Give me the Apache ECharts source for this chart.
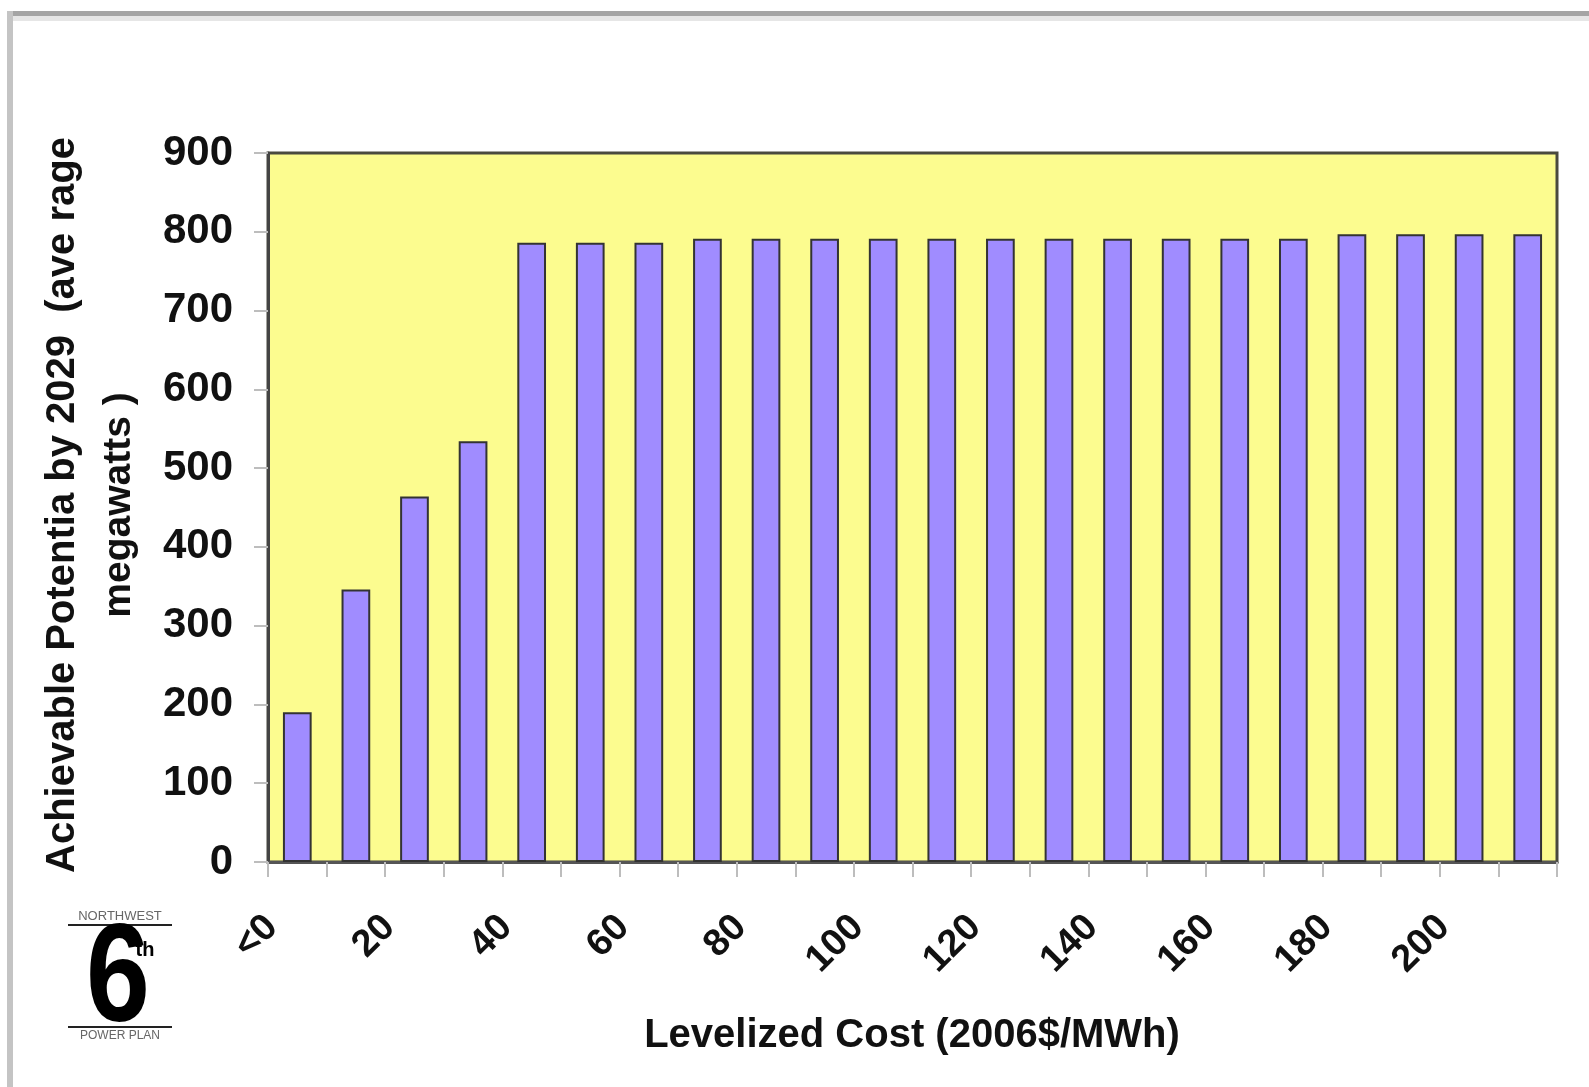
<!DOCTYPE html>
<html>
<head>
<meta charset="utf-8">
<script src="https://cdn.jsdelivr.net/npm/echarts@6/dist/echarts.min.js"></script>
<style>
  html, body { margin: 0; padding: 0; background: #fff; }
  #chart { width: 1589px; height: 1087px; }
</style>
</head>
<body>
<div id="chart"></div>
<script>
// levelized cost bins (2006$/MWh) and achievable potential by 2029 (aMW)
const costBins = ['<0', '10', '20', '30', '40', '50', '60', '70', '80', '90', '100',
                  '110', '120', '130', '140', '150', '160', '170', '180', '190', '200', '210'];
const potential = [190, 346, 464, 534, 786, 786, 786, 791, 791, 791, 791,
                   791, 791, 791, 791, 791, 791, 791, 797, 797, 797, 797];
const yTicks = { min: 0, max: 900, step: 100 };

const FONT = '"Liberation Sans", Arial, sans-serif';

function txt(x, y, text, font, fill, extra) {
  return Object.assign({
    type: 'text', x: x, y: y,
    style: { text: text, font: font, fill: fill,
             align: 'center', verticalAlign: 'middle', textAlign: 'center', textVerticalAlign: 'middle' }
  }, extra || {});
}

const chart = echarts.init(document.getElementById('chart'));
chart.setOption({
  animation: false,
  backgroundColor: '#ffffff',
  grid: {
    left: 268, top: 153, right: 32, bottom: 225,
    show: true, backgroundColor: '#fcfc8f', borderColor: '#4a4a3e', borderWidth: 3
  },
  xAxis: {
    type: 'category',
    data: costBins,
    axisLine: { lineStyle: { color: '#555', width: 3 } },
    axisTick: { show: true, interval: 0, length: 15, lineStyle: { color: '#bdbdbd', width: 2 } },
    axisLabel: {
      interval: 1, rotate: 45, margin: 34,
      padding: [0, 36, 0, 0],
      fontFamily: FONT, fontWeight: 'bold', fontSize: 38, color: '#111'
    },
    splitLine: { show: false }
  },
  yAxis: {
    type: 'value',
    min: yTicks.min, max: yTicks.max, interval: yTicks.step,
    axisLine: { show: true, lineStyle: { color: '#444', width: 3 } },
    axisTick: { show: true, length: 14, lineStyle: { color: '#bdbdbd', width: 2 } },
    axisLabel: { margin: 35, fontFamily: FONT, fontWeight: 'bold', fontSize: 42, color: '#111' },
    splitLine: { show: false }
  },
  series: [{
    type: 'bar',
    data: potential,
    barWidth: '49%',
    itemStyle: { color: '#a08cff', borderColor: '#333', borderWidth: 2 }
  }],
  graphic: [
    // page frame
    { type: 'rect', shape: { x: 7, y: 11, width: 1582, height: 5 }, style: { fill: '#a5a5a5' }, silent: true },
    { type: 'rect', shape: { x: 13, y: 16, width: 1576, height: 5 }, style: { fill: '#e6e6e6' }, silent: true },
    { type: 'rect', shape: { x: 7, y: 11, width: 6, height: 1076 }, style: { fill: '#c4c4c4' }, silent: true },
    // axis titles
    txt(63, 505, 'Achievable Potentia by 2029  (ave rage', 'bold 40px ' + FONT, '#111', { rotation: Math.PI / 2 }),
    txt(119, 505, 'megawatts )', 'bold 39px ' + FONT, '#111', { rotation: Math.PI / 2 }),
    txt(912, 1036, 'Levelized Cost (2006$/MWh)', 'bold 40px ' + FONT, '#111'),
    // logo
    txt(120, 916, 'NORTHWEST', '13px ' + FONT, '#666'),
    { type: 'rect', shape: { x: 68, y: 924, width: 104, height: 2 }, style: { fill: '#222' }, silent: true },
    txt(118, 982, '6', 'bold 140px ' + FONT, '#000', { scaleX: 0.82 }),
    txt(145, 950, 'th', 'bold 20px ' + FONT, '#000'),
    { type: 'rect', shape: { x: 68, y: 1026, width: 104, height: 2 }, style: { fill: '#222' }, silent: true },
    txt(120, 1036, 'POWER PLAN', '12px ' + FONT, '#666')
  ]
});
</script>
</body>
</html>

········

▶ WHAT YOU WILL DO
Write the full listing out again with every line unchanged, but include no pictures.

▶ TASK OUTPUT
Give me the Apache ECharts source for this chart.
<!DOCTYPE html>
<html>
<head>
<meta charset="utf-8">
<script src="https://cdn.jsdelivr.net/npm/echarts@6/dist/echarts.min.js"></script>
<style>
  html, body { margin: 0; padding: 0; background: #fff; }
  #chart { width: 1589px; height: 1087px; }
</style>
</head>
<body>
<div id="chart"></div>
<script>
// levelized cost bins (2006$/MWh) and achievable potential by 2029 (aMW)
const costBins = ['<0', '10', '20', '30', '40', '50', '60', '70', '80', '90', '100',
                  '110', '120', '130', '140', '150', '160', '170', '180', '190', '200', '210'];
const potential = [190, 346, 464, 534, 786, 786, 786, 791, 791, 791, 791,
                   791, 791, 791, 791, 791, 791, 791, 797, 797, 797, 797];
const yTicks = { min: 0, max: 900, step: 100 };

const FONT = '"Liberation Sans", Arial, sans-serif';

function txt(x, y, text, font, fill, extra) {
  return Object.assign({
    type: 'text', x: x, y: y,
    style: { text: text, font: font, fill: fill,
             align: 'center', verticalAlign: 'middle', textAlign: 'center', textVerticalAlign: 'middle' }
  }, extra || {});
}

const chart = echarts.init(document.getElementById('chart'));
chart.setOption({
  animation: false,
  backgroundColor: '#ffffff',
  grid: {
    left: 268, top: 153, right: 32, bottom: 225,
    show: true, backgroundColor: '#fcfc8f', borderColor: '#4a4a3e', borderWidth: 3
  },
  xAxis: {
    type: 'category',
    data: costBins,
    axisLine: { lineStyle: { color: '#555', width: 3 } },
    axisTick: { show: true, interval: 0, length: 15, lineStyle: { color: '#bdbdbd', width: 2 } },
    axisLabel: {
      interval: 1, rotate: 45, margin: 34,
      padding: [0, 36, 0, 0],
      fontFamily: FONT, fontWeight: 'bold', fontSize: 38, color: '#111'
    },
    splitLine: { show: false }
  },
  yAxis: {
    type: 'value',
    min: yTicks.min, max: yTicks.max, interval: yTicks.step,
    axisLine: { show: true, lineStyle: { color: '#444', width: 3 } },
    axisTick: { show: true, length: 14, lineStyle: { color: '#bdbdbd', width: 2 } },
    axisLabel: { margin: 35, fontFamily: FONT, fontWeight: 'bold', fontSize: 42, color: '#111' },
    splitLine: { show: false }
  },
  series: [{
    type: 'bar',
    data: potential,
    barWidth: '49%',
    itemStyle: { color: '#a08cff', borderColor: '#333', borderWidth: 2 }
  }],
  graphic: [
    // page frame
    { type: 'rect', shape: { x: 7, y: 11, width: 1582, height: 5 }, style: { fill: '#a5a5a5' }, silent: true },
    { type: 'rect', shape: { x: 13, y: 16, width: 1576, height: 5 }, style: { fill: '#e6e6e6' }, silent: true },
    { type: 'rect', shape: { x: 7, y: 11, width: 6, height: 1076 }, style: { fill: '#c4c4c4' }, silent: true },
    // axis titles
    txt(63, 505, 'Achievable Potentia by 2029  (ave rage', 'bold 40px ' + FONT, '#111', { rotation: Math.PI / 2 }),
    txt(119, 505, 'megawatts )', 'bold 39px ' + FONT, '#111', { rotation: Math.PI / 2 }),
    txt(912, 1036, 'Levelized Cost (2006$/MWh)', 'bold 40px ' + FONT, '#111'),
    // logo
    txt(120, 916, 'NORTHWEST', '13px ' + FONT, '#666'),
    { type: 'rect', shape: { x: 68, y: 924, width: 104, height: 2 }, style: { fill: '#222' }, silent: true },
    txt(118, 982, '6', 'bold 140px ' + FONT, '#000', { scaleX: 0.82 }),
    txt(145, 950, 'th', 'bold 20px ' + FONT, '#000'),
    { type: 'rect', shape: { x: 68, y: 1026, width: 104, height: 2 }, style: { fill: '#222' }, silent: true },
    txt(120, 1036, 'POWER PLAN', '12px ' + FONT, '#666')
  ]
});
</script>
</body>
</html>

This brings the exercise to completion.